— Begin —

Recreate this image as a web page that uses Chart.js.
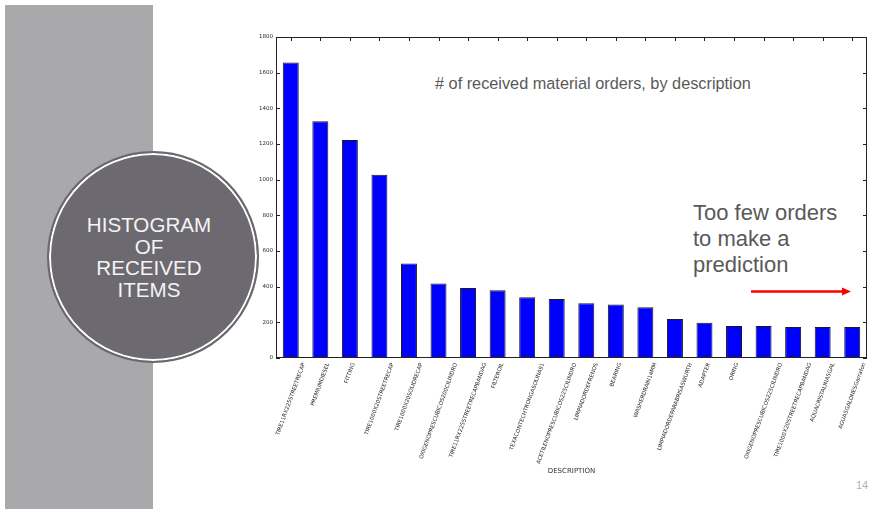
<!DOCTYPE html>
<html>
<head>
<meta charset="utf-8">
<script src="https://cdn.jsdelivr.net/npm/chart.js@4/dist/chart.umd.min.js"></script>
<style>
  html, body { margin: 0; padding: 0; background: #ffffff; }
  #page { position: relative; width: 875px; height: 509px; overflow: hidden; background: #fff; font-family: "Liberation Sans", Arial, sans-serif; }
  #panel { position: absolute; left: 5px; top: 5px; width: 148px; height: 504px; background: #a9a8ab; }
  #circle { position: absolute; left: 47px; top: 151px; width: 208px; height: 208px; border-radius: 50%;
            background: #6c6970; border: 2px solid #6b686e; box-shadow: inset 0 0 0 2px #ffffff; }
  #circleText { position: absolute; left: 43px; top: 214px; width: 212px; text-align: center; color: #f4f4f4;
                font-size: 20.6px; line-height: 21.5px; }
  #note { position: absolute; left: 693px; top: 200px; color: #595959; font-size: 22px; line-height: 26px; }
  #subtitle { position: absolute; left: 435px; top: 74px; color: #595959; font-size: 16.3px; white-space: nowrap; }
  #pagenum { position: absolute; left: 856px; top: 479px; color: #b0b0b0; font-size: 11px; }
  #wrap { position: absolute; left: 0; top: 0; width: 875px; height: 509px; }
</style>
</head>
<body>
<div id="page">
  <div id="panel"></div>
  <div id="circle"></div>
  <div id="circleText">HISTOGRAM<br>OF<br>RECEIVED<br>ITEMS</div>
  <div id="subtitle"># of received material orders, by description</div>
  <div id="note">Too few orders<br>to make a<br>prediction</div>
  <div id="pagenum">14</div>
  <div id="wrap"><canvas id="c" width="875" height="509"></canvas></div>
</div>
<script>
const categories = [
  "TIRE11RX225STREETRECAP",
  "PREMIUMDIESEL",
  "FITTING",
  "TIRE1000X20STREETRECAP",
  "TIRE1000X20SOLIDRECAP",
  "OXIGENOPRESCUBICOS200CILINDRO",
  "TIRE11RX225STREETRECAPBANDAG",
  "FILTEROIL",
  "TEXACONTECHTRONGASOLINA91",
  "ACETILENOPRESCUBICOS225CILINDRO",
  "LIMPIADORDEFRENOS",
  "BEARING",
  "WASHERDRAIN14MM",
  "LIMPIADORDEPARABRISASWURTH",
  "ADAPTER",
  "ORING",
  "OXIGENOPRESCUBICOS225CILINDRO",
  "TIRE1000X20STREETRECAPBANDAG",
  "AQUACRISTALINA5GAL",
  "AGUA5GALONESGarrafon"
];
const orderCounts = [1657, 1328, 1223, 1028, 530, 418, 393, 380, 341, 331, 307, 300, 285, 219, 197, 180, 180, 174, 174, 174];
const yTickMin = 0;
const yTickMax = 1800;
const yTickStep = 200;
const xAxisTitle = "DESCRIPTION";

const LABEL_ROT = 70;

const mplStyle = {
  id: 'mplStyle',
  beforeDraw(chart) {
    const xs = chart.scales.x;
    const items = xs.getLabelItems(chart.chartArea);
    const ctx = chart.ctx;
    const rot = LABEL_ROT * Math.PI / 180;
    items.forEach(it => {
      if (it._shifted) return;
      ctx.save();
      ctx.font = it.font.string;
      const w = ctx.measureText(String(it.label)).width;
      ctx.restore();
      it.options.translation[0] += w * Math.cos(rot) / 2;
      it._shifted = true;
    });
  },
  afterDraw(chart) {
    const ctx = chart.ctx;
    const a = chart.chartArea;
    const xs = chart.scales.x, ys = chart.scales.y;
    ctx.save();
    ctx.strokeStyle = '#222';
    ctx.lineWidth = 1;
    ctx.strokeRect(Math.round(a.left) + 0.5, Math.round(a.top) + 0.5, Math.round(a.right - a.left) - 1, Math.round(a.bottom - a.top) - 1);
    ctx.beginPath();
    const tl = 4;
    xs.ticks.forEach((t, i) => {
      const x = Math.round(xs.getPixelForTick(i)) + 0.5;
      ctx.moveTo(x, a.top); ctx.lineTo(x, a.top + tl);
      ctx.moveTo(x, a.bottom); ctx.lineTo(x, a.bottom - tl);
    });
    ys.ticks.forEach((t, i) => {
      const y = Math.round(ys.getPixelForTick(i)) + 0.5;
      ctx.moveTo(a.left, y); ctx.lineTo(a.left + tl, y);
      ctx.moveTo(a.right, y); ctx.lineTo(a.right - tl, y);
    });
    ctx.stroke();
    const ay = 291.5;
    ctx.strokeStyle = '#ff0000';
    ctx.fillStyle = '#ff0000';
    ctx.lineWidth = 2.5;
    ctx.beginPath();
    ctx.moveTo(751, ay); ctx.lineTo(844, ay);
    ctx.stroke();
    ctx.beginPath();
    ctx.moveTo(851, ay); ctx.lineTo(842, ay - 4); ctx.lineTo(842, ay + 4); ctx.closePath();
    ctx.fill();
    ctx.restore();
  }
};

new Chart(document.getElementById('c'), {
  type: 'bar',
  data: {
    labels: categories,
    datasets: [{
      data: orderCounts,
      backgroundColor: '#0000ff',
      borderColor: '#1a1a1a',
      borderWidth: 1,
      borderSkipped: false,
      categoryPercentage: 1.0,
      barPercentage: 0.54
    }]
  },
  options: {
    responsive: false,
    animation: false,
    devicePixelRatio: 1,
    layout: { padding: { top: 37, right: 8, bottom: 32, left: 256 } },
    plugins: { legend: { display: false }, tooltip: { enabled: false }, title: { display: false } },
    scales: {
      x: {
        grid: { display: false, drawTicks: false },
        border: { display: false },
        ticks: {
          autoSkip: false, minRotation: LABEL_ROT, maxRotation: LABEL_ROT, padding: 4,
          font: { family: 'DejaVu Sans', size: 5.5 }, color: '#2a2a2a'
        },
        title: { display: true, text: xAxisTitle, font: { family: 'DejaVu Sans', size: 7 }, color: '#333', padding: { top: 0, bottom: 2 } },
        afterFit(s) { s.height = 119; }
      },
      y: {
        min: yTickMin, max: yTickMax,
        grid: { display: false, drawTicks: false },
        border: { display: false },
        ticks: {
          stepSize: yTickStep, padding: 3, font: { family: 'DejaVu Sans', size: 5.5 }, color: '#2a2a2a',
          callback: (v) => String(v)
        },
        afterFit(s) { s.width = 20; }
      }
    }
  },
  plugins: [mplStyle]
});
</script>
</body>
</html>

— End —

→ **To do**: Copy out every line of the material above exactly, skipping the pictures.

→ **Solution**:
Recreate this image as a web page that uses Chart.js.
<!DOCTYPE html>
<html>
<head>
<meta charset="utf-8">
<script src="https://cdn.jsdelivr.net/npm/chart.js@4/dist/chart.umd.min.js"></script>
<style>
  html, body { margin: 0; padding: 0; background: #ffffff; }
  #page { position: relative; width: 875px; height: 509px; overflow: hidden; background: #fff; font-family: "Liberation Sans", Arial, sans-serif; }
  #panel { position: absolute; left: 5px; top: 5px; width: 148px; height: 504px; background: #a9a8ab; }
  #circle { position: absolute; left: 47px; top: 151px; width: 208px; height: 208px; border-radius: 50%;
            background: #6c6970; border: 2px solid #6b686e; box-shadow: inset 0 0 0 2px #ffffff; }
  #circleText { position: absolute; left: 43px; top: 214px; width: 212px; text-align: center; color: #f4f4f4;
                font-size: 20.6px; line-height: 21.5px; }
  #note { position: absolute; left: 693px; top: 200px; color: #595959; font-size: 22px; line-height: 26px; }
  #subtitle { position: absolute; left: 435px; top: 74px; color: #595959; font-size: 16.3px; white-space: nowrap; }
  #pagenum { position: absolute; left: 856px; top: 479px; color: #b0b0b0; font-size: 11px; }
  #wrap { position: absolute; left: 0; top: 0; width: 875px; height: 509px; }
</style>
</head>
<body>
<div id="page">
  <div id="panel"></div>
  <div id="circle"></div>
  <div id="circleText">HISTOGRAM<br>OF<br>RECEIVED<br>ITEMS</div>
  <div id="subtitle"># of received material orders, by description</div>
  <div id="note">Too few orders<br>to make a<br>prediction</div>
  <div id="pagenum">14</div>
  <div id="wrap"><canvas id="c" width="875" height="509"></canvas></div>
</div>
<script>
const categories = [
  "TIRE11RX225STREETRECAP",
  "PREMIUMDIESEL",
  "FITTING",
  "TIRE1000X20STREETRECAP",
  "TIRE1000X20SOLIDRECAP",
  "OXIGENOPRESCUBICOS200CILINDRO",
  "TIRE11RX225STREETRECAPBANDAG",
  "FILTEROIL",
  "TEXACONTECHTRONGASOLINA91",
  "ACETILENOPRESCUBICOS225CILINDRO",
  "LIMPIADORDEFRENOS",
  "BEARING",
  "WASHERDRAIN14MM",
  "LIMPIADORDEPARABRISASWURTH",
  "ADAPTER",
  "ORING",
  "OXIGENOPRESCUBICOS225CILINDRO",
  "TIRE1000X20STREETRECAPBANDAG",
  "AQUACRISTALINA5GAL",
  "AGUA5GALONESGarrafon"
];
const orderCounts = [1657, 1328, 1223, 1028, 530, 418, 393, 380, 341, 331, 307, 300, 285, 219, 197, 180, 180, 174, 174, 174];
const yTickMin = 0;
const yTickMax = 1800;
const yTickStep = 200;
const xAxisTitle = "DESCRIPTION";

const LABEL_ROT = 70;

const mplStyle = {
  id: 'mplStyle',
  beforeDraw(chart) {
    const xs = chart.scales.x;
    const items = xs.getLabelItems(chart.chartArea);
    const ctx = chart.ctx;
    const rot = LABEL_ROT * Math.PI / 180;
    items.forEach(it => {
      if (it._shifted) return;
      ctx.save();
      ctx.font = it.font.string;
      const w = ctx.measureText(String(it.label)).width;
      ctx.restore();
      it.options.translation[0] += w * Math.cos(rot) / 2;
      it._shifted = true;
    });
  },
  afterDraw(chart) {
    const ctx = chart.ctx;
    const a = chart.chartArea;
    const xs = chart.scales.x, ys = chart.scales.y;
    ctx.save();
    ctx.strokeStyle = '#222';
    ctx.lineWidth = 1;
    ctx.strokeRect(Math.round(a.left) + 0.5, Math.round(a.top) + 0.5, Math.round(a.right - a.left) - 1, Math.round(a.bottom - a.top) - 1);
    ctx.beginPath();
    const tl = 4;
    xs.ticks.forEach((t, i) => {
      const x = Math.round(xs.getPixelForTick(i)) + 0.5;
      ctx.moveTo(x, a.top); ctx.lineTo(x, a.top + tl);
      ctx.moveTo(x, a.bottom); ctx.lineTo(x, a.bottom - tl);
    });
    ys.ticks.forEach((t, i) => {
      const y = Math.round(ys.getPixelForTick(i)) + 0.5;
      ctx.moveTo(a.left, y); ctx.lineTo(a.left + tl, y);
      ctx.moveTo(a.right, y); ctx.lineTo(a.right - tl, y);
    });
    ctx.stroke();
    const ay = 291.5;
    ctx.strokeStyle = '#ff0000';
    ctx.fillStyle = '#ff0000';
    ctx.lineWidth = 2.5;
    ctx.beginPath();
    ctx.moveTo(751, ay); ctx.lineTo(844, ay);
    ctx.stroke();
    ctx.beginPath();
    ctx.moveTo(851, ay); ctx.lineTo(842, ay - 4); ctx.lineTo(842, ay + 4); ctx.closePath();
    ctx.fill();
    ctx.restore();
  }
};

new Chart(document.getElementById('c'), {
  type: 'bar',
  data: {
    labels: categories,
    datasets: [{
      data: orderCounts,
      backgroundColor: '#0000ff',
      borderColor: '#1a1a1a',
      borderWidth: 1,
      borderSkipped: false,
      categoryPercentage: 1.0,
      barPercentage: 0.54
    }]
  },
  options: {
    responsive: false,
    animation: false,
    devicePixelRatio: 1,
    layout: { padding: { top: 37, right: 8, bottom: 32, left: 256 } },
    plugins: { legend: { display: false }, tooltip: { enabled: false }, title: { display: false } },
    scales: {
      x: {
        grid: { display: false, drawTicks: false },
        border: { display: false },
        ticks: {
          autoSkip: false, minRotation: LABEL_ROT, maxRotation: LABEL_ROT, padding: 4,
          font: { family: 'DejaVu Sans', size: 5.5 }, color: '#2a2a2a'
        },
        title: { display: true, text: xAxisTitle, font: { family: 'DejaVu Sans', size: 7 }, color: '#333', padding: { top: 0, bottom: 2 } },
        afterFit(s) { s.height = 119; }
      },
      y: {
        min: yTickMin, max: yTickMax,
        grid: { display: false, drawTicks: false },
        border: { display: false },
        ticks: {
          stepSize: yTickStep, padding: 3, font: { family: 'DejaVu Sans', size: 5.5 }, color: '#2a2a2a',
          callback: (v) => String(v)
        },
        afterFit(s) { s.width = 20; }
      }
    }
  },
  plugins: [mplStyle]
});
</script>
</body>
</html>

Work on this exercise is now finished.